Et l'on retrouve Philippe de Commynes, car cet itinéraire-là, qui conduit à la Giudecca par le canale nuovo di Fusina et l'île fantomatique et déserte de San Giorgio in Alga, passe loin des canaux lagunaires fréquentés et du pont de la Liberté qui relie Venise à la terre. D'autres barques se dessinent sur l'eau et, pour peu qu'il y ait un peu de brume, c'est magique. Ce sont des pêcheurs qui visitent leurs filets, ces filets particuliers à la lagune de Venise déroulés sur des rangées de perches fichées en terre et qui forment d'étranges enclos, de mystérieux pointillés gris à la surface de l'eau lisse. Il y a aussi des cabanes de pêche plantées sur des pilotis, édifices de bois rudimentaires qui ressemblent aux anciennes habitations des Vénètes et que le tremblement de l'air, les voiles de brume ou de chaleur déforment comme des mirages où se seraient installés pour toujours les Vénitiens des premiers siècles.

Nous avons parlé tout à l'heure du pont.
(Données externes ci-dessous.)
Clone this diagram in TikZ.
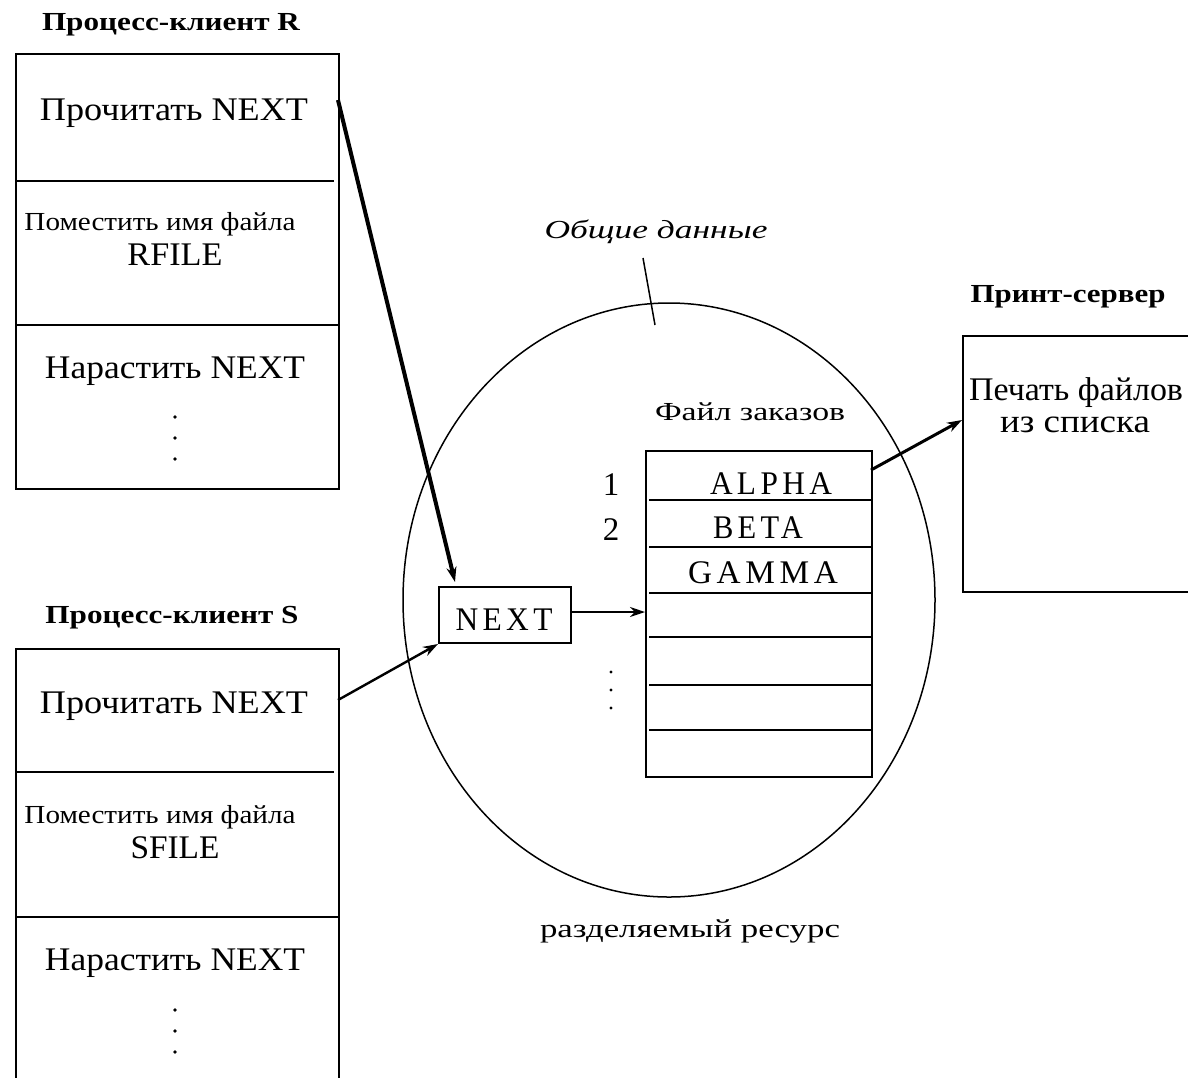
\documentclass[tikz,border=0pt]{standalone}
\usepackage{fontspec}
\setmainfont{Liberation Serif}
\newfontfamily\spacedf[LetterSpace=14]{Liberation Serif}
\usetikzlibrary{arrows.meta}
\newcommand{\fw}[2]{\resizebox{#1}{\height}{#2}}
\begin{document}
\begin{tikzpicture}[x=1pt,y=-1pt,
  txt/.style={inner sep=0pt, anchor=base},
  big/.style={font=\fontsize{33}{36}\selectfont},
  mid/.style={font=\fontsize{26}{30}\selectfont},
  ttl/.style={font=\fontsize{26}{28}\selectfont\bfseries},
  boxline/.style={line width=2pt},
  procbox/.style={draw, boxline, inner sep=0pt, anchor=north west},
  dotc/.style={fill=black},
  conn/.style={-{Stealth[length=15pt,width=10pt]}}
]
\useasboundingbox (0,0) rectangle (1188,1077);
\clip (0,0) rectangle (1188,1077);
\fill[white] (0,0) rectangle (1188,1077);

% ---------- Process client R ----------
\node[txt,ttl] (titleR) at (171,30) {\fw{258pt}{Процесс-клиент R}};
\node[procbox, minimum width=323pt, minimum height=435pt] (boxR) at (15,53) {};
\draw[boxline] (15,181) -- (334,181);
\draw[boxline] (15,325) -- (338,325);
\node[txt,big] (readR) at (174,120) {\fw{268pt}{Прочитать NEXT}};
\node[txt,mid] (putR) at (160,230) {\fw{271pt}{Поместить имя файла}};
\node[txt,big] (fileR) at (175,265) {\fw{95pt}{RFILE}};
\node[txt,big] (incR) at (175,378) {\fw{260pt}{Нарастить NEXT}};
\foreach \yy in {417,438,459} \fill[dotc] (175,\yy) circle[radius=1.8pt];

% ---------- Process client S ----------
\node[txt,ttl] (titleS) at (172,623) {\fw{253pt}{Процесс-клиент S}};
\node[procbox, minimum width=323pt, minimum height=460pt] (boxS) at (15,648) {};
\draw[boxline] (15,772) -- (334,772);
\draw[boxline] (15,917) -- (338,917);
\node[txt,big] (readS) at (174,713) {\fw{268pt}{Прочитать NEXT}};
\node[txt,mid] (putS) at (160,823) {\fw{271pt}{Поместить имя файла}};
\node[txt,big] (fileS) at (175,858) {\fw{89pt}{SFILE}};
\node[txt,big] (incS) at (175,970) {\fw{260pt}{Нарастить NEXT}};
\foreach \yy in {1010,1031,1052} \fill[dotc] (175,\yy) circle[radius=1.8pt];

% ---------- Shared data ----------
\draw[line width=1.5pt] (669,600) ellipse [x radius=266pt, y radius=297pt];
\node[txt,mid] (shared) at (656,238) {\fw{223pt}{\itshape Общие данные}};
\draw[line width=1.5pt] (643,258) -- (655,325);
\node[txt,mid] (resource) at (690,937) {\fw{300pt}{разделяемый ресурс}};

% order file
\node[txt,mid] (ordtitle) at (750,420) {\fw{190pt}{Файл заказов}};
\node[procbox, minimum width=226pt, minimum height=326pt] (tbl) at (645,450) {};
\foreach \yy in {500,547,593,637,685,730} \draw[boxline] (649,\yy) -- (871,\yy);
\node[txt,big] (alpha) at (771,494) {\fw{122pt}{\spacedf ALPHA}};
\node[txt,big] (beta) at (758,538) {\fw{90pt}{\spacedf BETA}};
\node[txt,big] (gamma) at (763,583) {\fw{150pt}{\spacedf GAMMA}};
\node[txt,big] (n1) at (611,495) {1};
\node[txt,big] (n2) at (611,540) {2};
\foreach \yy in {672,690,708} \fill[dotc] (611,\yy) circle[radius=1.6pt];

% NEXT pointer
\node[procbox, minimum width=132pt, minimum height=56pt] (next) at (438,586) {};
\node[txt,big] (nexttxt) at (504,630) {\fw{97pt}{\spacedf NEXT}};

% ---------- Print server ----------
\node[txt,ttl] (titleP) at (1068,302) {\fw{195pt}{Принт-сервер}};
\node[procbox, minimum width=300pt, minimum height=256pt] (print) at (962,335) {};
\node[txt,big] (printtxt) at (1076,400) {\fw{214pt}{Печать файлов}};
\node[txt,big] (printtxt2) at (1075,432) {\fw{150pt}{из списка}};

% ---------- Connectors ----------
\coordinate (rOut) at (338,100);
\coordinate (rIn) at (455,582);
\draw[conn, line width=4pt] (rOut) -- (rIn);
\coordinate (sOut) at (338,700);
\draw[conn, line width=2.4pt] (sOut) -- (next.south west);
\coordinate (tIn) at (645,612);
\draw[conn, line width=1.8pt] (next.east |- tIn) -- (tIn);
\coordinate (tOut) at (871,470);
\coordinate (pIn) at (962,420);
\draw[conn, line width=3pt] (tOut) -- (pIn);
\end{tikzpicture}
\end{document}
C'est par là que nous sommes souvent arrivés, cette fois par chemin de fer, il n'y a pas de honte à cela. Le romanesque du train pour Venise n'est pas encore tout à fait mort et le Simplon-Orient-Express s'arrêtait autrefois en gare de Venise, d'où débarquaient Thomas Mann, Diaghilev, Stravinski ou Paul Morand. Ce pont a été construit en 1846, sous la domination autrichienne. Avec le café Quadri (que nous préférons au Florian, et nous dirons plus loin pourquoi), sur la piazza di San Marco, il est un héritage vénérable de l'Empire austro-hongrois au temps des orchestres militaires et des wagons armoriés qui amenaient jusqu'au Grand Canal tout le gotha de la vieille Europe.